Where do we fit in these days? As an example of a nation that had all the potential but crashed its economy? A country that was witness to an extraordinary amount of egregious violence and was defined in certain periods by its wars?

Those are not niches they are caricatures; but, of course, like all caricatures, with some truth that is conveyed through them. But, even as our quest for substantial recovery unfolds, we would have succeeded at least for the most part in that pursuit if we tried carving out our own niche, or our own new slot.

It should be a search for a new niche because the old descriptions are all threadbare. Of course, the country would always have its stunning tourism attractions and its natural beauty, but that is not going to complete the picture.

Bangladesh carved its niche because the leadership had the confidence that the country can persevere. They tapped into advantages such as the availability of cheap labour, but once they got that economy going, it was unstoppable.

Ephemeral

Our problem is that we are a well regarded nation that lost its way. If we are to establish a niche of our own, we have to offer something new and strive not to be all things to all people.
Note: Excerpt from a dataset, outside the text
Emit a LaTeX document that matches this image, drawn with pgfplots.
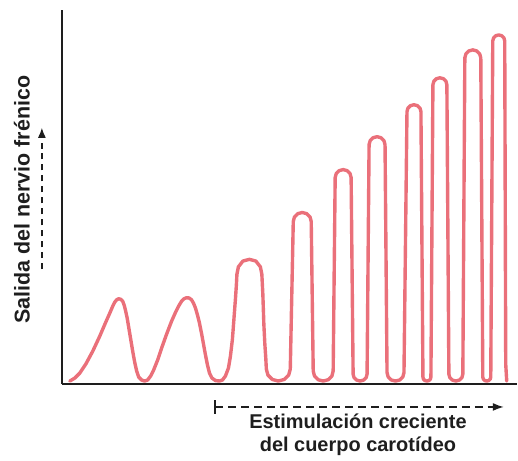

We cannot be a ‘hub’ of this that and the other, we can only be a hub of one or two things that we are very good at. The Maldives is the go-to example on that score.

They are the sales-people for the most picturesque islands ever. They are not trying anything else and they do not have to. Of course, if we carve a niche, it does not mean that we would have to drop all our myriad exports and our various specific pet projects.

There are Sri Lankans doing very well with a myriad of specialised exports. They are the silent contributors to our economy, and are grossly under-rated and greatly underappreciated.

But carving our own niche does not mean that we suddenly decide to throw these wonderful people overboard. But we need to be known for something and something very good — certainly not something as inconsequential as the provider of cheap labour to rich West Asians.

One reason we have not carved a niche is that our policy goals keep changing. That is true to Sri Lankan character. No Government wants to be identified even infinitesimally with the other, and so no policy survives.

Untrammelled

Someone quipped that it is the island of a thousand travails, but it is more as if it is an island of a thousand different five-year plans. How many have we had in our history? Nobody cares because all new plans are treated the same way i.e., as ephemeral projects that sputter out even before they get off the ground.

But a truly great idea can always take hold and it depends on how much its authors believe in it in the first place. None of our leaders truly believed in the projects they introduced. Instead their plans were mere placeholder projects; something they did until the next thing happened or the next election came around. That is no way to build a niche.

It seemed in the early 80s at least that we were building a niche as a liberalised economy first out of the gate along with Margaret Thatcher’s UK, with the great experiment of the untrammelled open market. Of course, that was a flawed vision because there were several aspects that were wrong with that presumption in the first place: that the free-market so-called, would rescue nations.

Small wonder that the idea of creating our own niche unravelled. It unravelled spectacularly because there was mayhem too with a war that broke out, along with an insurgency.

It is sometimes said apocryphally that our people cannot hold a thought in their heads for too long. Just look at the chaos of those talk shows, with everybody venomously trashing the other person’s ideas.

So, it is moot whether we can build our own brand, leave alone carve our own niche, because we are not basically a united people. Not (dis)united simply in terms of racial unity or religious tolerance, but as in working towards one cause, something as fundamental as making this nation a better place for our grandchildren if not our children. But yet that idea of a niche should someday soon emerge from somewhere, even from the strewn and splattered confetti of our chaos.